No Solution for Undocumented Minors

Edited by Brent Landon


Republicans are using the crisis surrounding undocumented minors to attack Obama, bury immigration reform and unite their base during an election year — shame on them. Shame on anyone who boasts they are guarding the American way of life (which is unquestionably based on a melting pot). And what about the rights of undocumented minors? What do the Republicans say? Democrats are on the defensive, noting that after the current congressional recess, which ends on July 8, Congress has only 16 working days before starting its August recess. Unless something changes, there will be no solution to the humanitarian crisis surrounding undocumented minors — or to immigration reform. As a result, Democratic members of Congress warn that President Obama will have to act on his own, using unilateral measures to alleviate the immigration crisis. He will most likely focus first on humanitarian aspects related to undocumented minors.

Although Congress could find a solution, obstructionist Republicans place a far greater value on politics than human tragedy. For the moment, nothing can help alleviate the situation faced by thousands of undocumented minors who are piling up in shelters, which are really just detention centers used to accelerate deportations. Statistics and political arguments come and go, but the narrative in Washington, Honduras, El Salvador, Guatemala and Mexico is dominated by images of minors crammed together on the floor where they sleep (or try to sleep) in detention centers called shelters. The other part of the narrative in Washington is that Obama waited too long before responding to the great humanitarian tragedy that started in Central America and moved across the border into Mexico, and is now blowing up on U.S. soil.

The central question for the U.S. is how to stop the flow of undocumented minors who thought that they would be safe by crossing the border. Just look at their faces! In the so-called shelters, minors are facing immigration hearings, which will be resolved one by one. A law prohibiting the deportation of migrant children after their arrival in the U.S. — if their country of origin does not share a border with the U.S. — ties the hands of the Department of Homeland Security. Assuming the interpretation is correct, only Mexican children can be immediately and almost automatically deported. The rest will face immigration hearings.

The children’s motives for taking on the dangers of the journey to the U.S. from Guatemala, Honduras, El Salvador or Mexico are the hope of a better life, reunion with their parents in the U.S., escape from poverty, unmet basic needs and unemployment, and to flee the gang violence that besieges them. Given these fragile conditions, what happens when the children hear rumors that minors will not be deported and that once they cross the border, they will find new opportunities? Those with special interests — such as those who traffic in children and organs, and drug lords who need cheap labor — feed the migration flows with obviously vulnerable minors … and the list of horror stories is unending.

The minors are exposed to infinite threats.
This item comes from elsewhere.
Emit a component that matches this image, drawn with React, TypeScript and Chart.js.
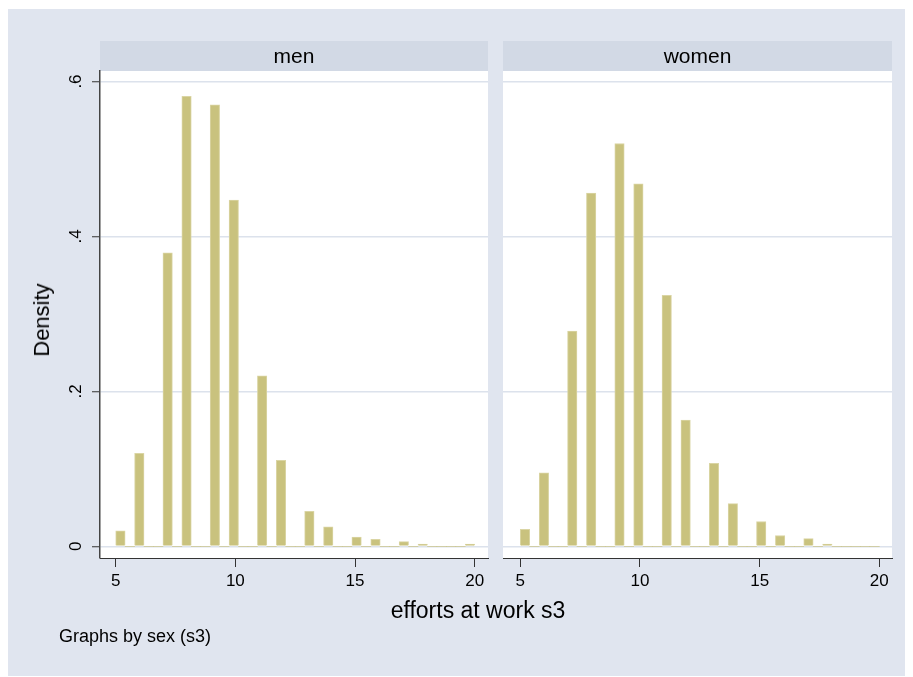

First, they must cross Mexico, facing constant danger (the least of which would be detentions by migration authorities) in order to reach the U.S. border. Then [they must face] human traffickers, gangs and drug dealers. If they arrive on U.S. soil, the minors may be chased and detained, or harassed by youth gangs and drug lords who see them as cheap labor.

There are many unknowns yet to be resolved. For example, will undocumented minors from Central America be returned to the countries of origin, or will they just be left on the other side of the border with Mexico? That does not seem practical, since they’ll simply wait for another chance to cross into the U.S.